Treat the afternoon as one trade, because that's what it was: the override entered the session long at yesterday's $628.60 close, held through the noon fade to $632.37, held through the re-tag at $634.28, and is now marked out at $637.32. That's a +$8.72 / +1.39% day for the override position against a pure signal that spent the entire session insisting the right trade was 100% SQQQ. Eleven sessions in a row where that trade would have bled. The math isn't close anymore.
🎯 My Take: The Widest Divergence of the Cycle, and Why I'm Not Celebrating
Let me be honest about what today actually was. At 2:50 PM I was writing about a noon fade that got absorbed and a cushion rebuilt to $29.82, and framing it as the override doing a clean job. By 4 PM the cushion is $32.78, the close is at the high of the day, and the score is cracking to a new low. If you're scoring this strictly on P&L, the trend filter just delivered another textbook win on a position the pure signal said not to take. And yet — I want to flag something, because it is my job to flag it.
The thing that makes me pause is not the direction. It's the shape of the disagreement. When QQQ closed at $617.39 on Monday with the score at 4.94, the override worked. When it closed at $628.60 yesterday with the score at 4.93, the override worked. Now it's $637.32 with the score at 4.91, and the override has worked for eleven consecutive sessions while the pure signal has been getting louder, not quieter, in its objection. The engine is telling me — with more conviction every day — that the macro substructure under this rally has deteriorated, not improved. The tape has booked $20 of upside against a model that is simultaneously marking everything lower. That's a coiled spring, not a trend. And I've seen coiled springs resolve both ways: either the data finally catches up and blesses the price (in which case the score lifts through 5.01 and nobody talks about the divergence again), or the spring unwinds in one session and the override pays back three weeks of cushion in three hours.

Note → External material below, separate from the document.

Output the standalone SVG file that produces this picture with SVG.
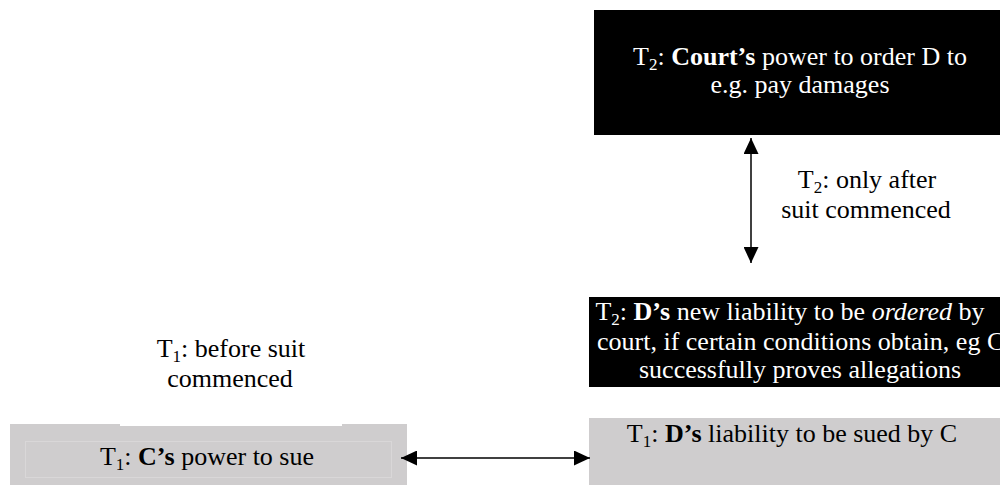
<svg xmlns="http://www.w3.org/2000/svg" width="1000" height="485" viewBox="0 0 1000 485">
  <style>
    .t { font-family: "Liberation Serif", "Times New Roman", serif; font-size: 26px; }
    .w { fill: #ffffff; }
    .k { fill: #000000; }
    .c { text-anchor: middle; }
    .b { font-weight: bold; }
    .i { font-style: italic; }
    .sub { font-size: 17px; }
    .dark { fill: #000000; }
    .grey { fill: #cfcdce; }
    .conn { stroke: #000000; stroke-width: 1.5; fill: none; }
  </style>
  <defs>
    <marker id="ah" viewBox="0 0 16 15" refX="16" refY="7.5" markerWidth="16" markerHeight="15" markerUnits="userSpaceOnUse" orient="auto-start-reverse">
      <path d="M0,0 L16,7.5 L0,15 Z" fill="#000000"/>
    </marker>
  </defs>
  <rect x="0" y="0" width="1000" height="485" fill="#ffffff"/>

  <g id="court-power">
    <rect class="dark" x="594" y="10" width="406" height="125"/>
    <text class="t w c" x="800" y="65">T<tspan class="sub" dy="5">2</tspan><tspan dy="-5">: </tspan><tspan class="b">Court’s</tspan> power to order D to</text>
    <text class="t w c" x="800" y="93">e.g. pay damages</text>
  </g>

  <g id="label-t2">
    <text class="t k c" x="867" y="188">T<tspan class="sub" dy="5">2</tspan><tspan dy="-5">: only after</tspan></text>
    <text class="t k c" x="866" y="218">suit commenced</text>
  </g>

  <g id="d-new-liability">
    <rect class="dark" x="589" y="297" width="411" height="90"/>
    <text class="t w c" x="790" y="320">T<tspan class="sub" dy="5">2</tspan><tspan dy="-5">: </tspan><tspan class="b">D’s</tspan> new liability to be <tspan class="i">ordered</tspan> by</text>
    <text class="t w" x="597" y="350">court, if certain conditions obtain, eg C</text>
    <text class="t w c" x="800" y="378">successfully proves allegations</text>
  </g>

  <g id="d-liability">
    <rect class="grey" x="589" y="418" width="411" height="67"/>
    <text class="t k c" x="792" y="442">T<tspan class="sub" dy="5">1</tspan><tspan dy="-5">: </tspan><tspan class="b">D’s</tspan> liability to be sued by C</text>
  </g>

  <g id="label-t1">
    <text class="t k c" x="231" y="357">T<tspan class="sub" dy="5">1</tspan><tspan dy="-5">: before suit</tspan></text>
    <text class="t k c" x="230" y="387">commenced</text>
  </g>

  <g id="c-power">
    <rect class="grey" x="10" y="424" width="397" height="61"/>
    <rect x="120" y="424" width="222" height="2" fill="#ffffff"/>
    <rect x="25.5" y="441.5" width="366" height="36" fill="none" stroke="#d9d7d8" stroke-width="1"/>
    <text class="t k c" x="207" y="465">T<tspan class="sub" dy="5">1</tspan><tspan dy="-5">: </tspan><tspan class="b">C’s</tspan> power to sue</text>
  </g>

  <g id="connectors">
    <line class="conn" x1="751" y1="138" x2="751" y2="263" marker-start="url(#ah)" marker-end="url(#ah)"/>
    <line class="conn" x1="401" y1="458" x2="590" y2="458" marker-start="url(#ah)" marker-end="url(#ah)"/>
  </g>
</svg>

Which one is it going to be? I genuinely don't know. What I do know is that the April 21 ceasefire clock is six trading sessions away, that the Pakistan-talks rumor the mid-day post covered is still a rumor and not a signed framework, and that every dollar QQQ prints above $637 from here is a dollar the model likes less, not more. If tomorrow is another melt-up and the score drops below 4.90 into the 4.85-4.87 zone, the divergence goes from historically wide to genuinely unprecedented for this cycle. That is not a prediction. That is a scenario I'm writing down tonight so that if it happens tomorrow, I can come back to this paragraph and say I saw it coming. The trend filter is still the trade. But the size of the disagreement is now the story, and the story has an expiration date.
⚠️ Bottom Line
Day eleven closes at $637.32, +1.39% on the session, at the high of the day. The score printed a new cycle low of 4.91 at 3:35 PM with QQQ at $637.14 — its loudest objection yet, registered at the exact moment the override booked its biggest win. Cushion to EMA 70 ends the day at $32.78, the widest of the cycle. Ref unchanged at 4.94, exit still at 5.01, and nothing about the final recommendation moves: 100% QQQ. Six sessions to the ceasefire date. The trend filter is still right, and the pure signal has never been louder about why it thinks it won't be for much longer.